[Code that draws figures]

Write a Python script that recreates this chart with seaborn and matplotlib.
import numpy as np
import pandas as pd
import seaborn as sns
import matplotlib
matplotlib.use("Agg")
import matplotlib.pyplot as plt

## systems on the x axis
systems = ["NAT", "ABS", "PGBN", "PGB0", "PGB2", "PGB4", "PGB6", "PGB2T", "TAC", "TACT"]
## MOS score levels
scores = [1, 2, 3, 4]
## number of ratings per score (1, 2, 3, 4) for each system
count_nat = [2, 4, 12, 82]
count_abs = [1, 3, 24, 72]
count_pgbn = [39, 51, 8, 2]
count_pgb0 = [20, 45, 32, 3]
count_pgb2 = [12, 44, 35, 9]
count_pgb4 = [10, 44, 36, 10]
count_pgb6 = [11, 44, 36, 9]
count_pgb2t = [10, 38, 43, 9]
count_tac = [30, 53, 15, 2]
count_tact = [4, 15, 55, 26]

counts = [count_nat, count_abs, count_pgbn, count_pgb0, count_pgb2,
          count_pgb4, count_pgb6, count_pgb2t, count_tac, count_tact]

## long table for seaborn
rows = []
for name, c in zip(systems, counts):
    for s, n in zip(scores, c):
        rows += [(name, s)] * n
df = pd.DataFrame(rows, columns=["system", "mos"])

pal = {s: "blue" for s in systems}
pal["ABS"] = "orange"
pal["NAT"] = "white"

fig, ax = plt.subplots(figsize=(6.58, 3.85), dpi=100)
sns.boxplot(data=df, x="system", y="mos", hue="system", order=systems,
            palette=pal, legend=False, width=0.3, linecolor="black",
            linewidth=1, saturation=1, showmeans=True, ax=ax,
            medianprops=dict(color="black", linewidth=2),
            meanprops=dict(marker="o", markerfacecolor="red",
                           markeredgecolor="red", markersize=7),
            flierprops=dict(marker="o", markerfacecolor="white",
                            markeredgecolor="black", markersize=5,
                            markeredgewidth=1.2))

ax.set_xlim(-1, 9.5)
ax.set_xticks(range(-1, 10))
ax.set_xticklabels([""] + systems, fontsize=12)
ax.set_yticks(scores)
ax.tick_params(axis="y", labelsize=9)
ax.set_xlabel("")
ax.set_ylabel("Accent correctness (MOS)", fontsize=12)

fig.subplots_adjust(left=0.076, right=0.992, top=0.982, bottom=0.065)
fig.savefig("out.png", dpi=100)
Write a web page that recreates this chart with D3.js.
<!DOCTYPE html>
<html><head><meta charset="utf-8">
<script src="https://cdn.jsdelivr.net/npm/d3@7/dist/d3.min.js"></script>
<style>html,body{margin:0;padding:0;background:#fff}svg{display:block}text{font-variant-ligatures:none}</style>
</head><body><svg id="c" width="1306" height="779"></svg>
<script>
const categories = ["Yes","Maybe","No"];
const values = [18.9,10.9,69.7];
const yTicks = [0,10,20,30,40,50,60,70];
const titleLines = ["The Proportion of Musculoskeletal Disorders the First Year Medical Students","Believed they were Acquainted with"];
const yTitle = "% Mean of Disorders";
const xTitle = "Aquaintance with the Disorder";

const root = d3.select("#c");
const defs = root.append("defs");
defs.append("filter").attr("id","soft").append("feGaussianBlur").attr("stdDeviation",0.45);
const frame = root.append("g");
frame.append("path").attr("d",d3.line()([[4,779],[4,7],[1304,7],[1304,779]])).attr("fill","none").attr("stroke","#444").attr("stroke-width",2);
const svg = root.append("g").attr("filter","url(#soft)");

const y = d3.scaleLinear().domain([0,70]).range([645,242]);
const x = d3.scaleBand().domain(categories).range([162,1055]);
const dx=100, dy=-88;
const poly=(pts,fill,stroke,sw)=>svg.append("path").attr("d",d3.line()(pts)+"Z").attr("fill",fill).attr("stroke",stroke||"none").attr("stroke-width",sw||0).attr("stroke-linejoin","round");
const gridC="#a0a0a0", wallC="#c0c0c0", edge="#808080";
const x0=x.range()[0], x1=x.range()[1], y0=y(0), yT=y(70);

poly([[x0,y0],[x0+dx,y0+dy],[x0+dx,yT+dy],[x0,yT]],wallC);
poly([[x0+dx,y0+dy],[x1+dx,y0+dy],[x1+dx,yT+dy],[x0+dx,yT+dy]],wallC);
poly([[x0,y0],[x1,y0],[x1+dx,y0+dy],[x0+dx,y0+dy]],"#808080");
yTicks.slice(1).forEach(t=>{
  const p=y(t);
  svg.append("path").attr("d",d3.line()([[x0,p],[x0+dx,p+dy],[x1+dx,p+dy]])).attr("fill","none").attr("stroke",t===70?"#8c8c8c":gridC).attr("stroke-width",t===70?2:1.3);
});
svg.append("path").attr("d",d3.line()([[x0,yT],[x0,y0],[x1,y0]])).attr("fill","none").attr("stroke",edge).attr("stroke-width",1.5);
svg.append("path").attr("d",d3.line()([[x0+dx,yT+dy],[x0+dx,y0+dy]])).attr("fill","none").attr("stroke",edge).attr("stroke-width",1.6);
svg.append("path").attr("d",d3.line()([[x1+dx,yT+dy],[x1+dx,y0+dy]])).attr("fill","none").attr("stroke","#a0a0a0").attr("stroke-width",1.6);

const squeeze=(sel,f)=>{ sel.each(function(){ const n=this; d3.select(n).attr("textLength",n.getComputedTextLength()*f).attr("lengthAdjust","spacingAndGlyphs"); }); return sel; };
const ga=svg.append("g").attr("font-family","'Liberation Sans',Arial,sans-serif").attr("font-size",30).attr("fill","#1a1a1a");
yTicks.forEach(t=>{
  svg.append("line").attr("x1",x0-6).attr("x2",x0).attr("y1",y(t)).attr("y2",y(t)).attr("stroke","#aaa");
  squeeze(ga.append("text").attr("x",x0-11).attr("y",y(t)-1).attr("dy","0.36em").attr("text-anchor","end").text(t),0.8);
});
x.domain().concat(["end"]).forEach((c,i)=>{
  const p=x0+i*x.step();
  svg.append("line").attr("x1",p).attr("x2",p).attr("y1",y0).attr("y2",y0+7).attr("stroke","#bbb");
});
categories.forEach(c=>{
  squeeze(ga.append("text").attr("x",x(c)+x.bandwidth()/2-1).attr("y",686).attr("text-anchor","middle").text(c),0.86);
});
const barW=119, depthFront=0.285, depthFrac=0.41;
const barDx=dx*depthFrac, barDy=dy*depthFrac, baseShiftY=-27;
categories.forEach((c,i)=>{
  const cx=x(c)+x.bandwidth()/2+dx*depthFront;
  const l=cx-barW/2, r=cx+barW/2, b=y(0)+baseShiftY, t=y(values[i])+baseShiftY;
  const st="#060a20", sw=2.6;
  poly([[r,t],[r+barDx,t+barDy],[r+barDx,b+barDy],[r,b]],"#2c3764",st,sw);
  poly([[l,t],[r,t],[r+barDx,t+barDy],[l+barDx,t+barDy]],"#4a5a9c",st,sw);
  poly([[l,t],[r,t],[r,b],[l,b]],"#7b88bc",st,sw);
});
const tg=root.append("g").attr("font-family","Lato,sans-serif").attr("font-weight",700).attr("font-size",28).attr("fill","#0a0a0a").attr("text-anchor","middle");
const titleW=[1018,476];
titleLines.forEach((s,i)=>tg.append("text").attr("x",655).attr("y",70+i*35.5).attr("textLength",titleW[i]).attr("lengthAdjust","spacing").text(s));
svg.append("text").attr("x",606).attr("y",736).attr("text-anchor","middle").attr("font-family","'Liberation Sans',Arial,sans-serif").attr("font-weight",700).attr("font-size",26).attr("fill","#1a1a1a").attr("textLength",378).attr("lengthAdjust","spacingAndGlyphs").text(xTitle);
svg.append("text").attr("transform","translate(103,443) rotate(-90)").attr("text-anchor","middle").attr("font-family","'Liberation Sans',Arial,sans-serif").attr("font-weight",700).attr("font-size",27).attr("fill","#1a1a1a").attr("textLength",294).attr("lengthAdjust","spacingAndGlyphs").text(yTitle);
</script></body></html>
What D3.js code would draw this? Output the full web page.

■ EXERCISE GOAL:
Gather each line of the records holding the string "matplotlib".

■ EXERCISE SOLUTION:
Write a Python script that recreates this chart with seaborn and matplotlib.
import matplotlib
matplotlib.use("Agg")
import matplotlib.pyplot as plt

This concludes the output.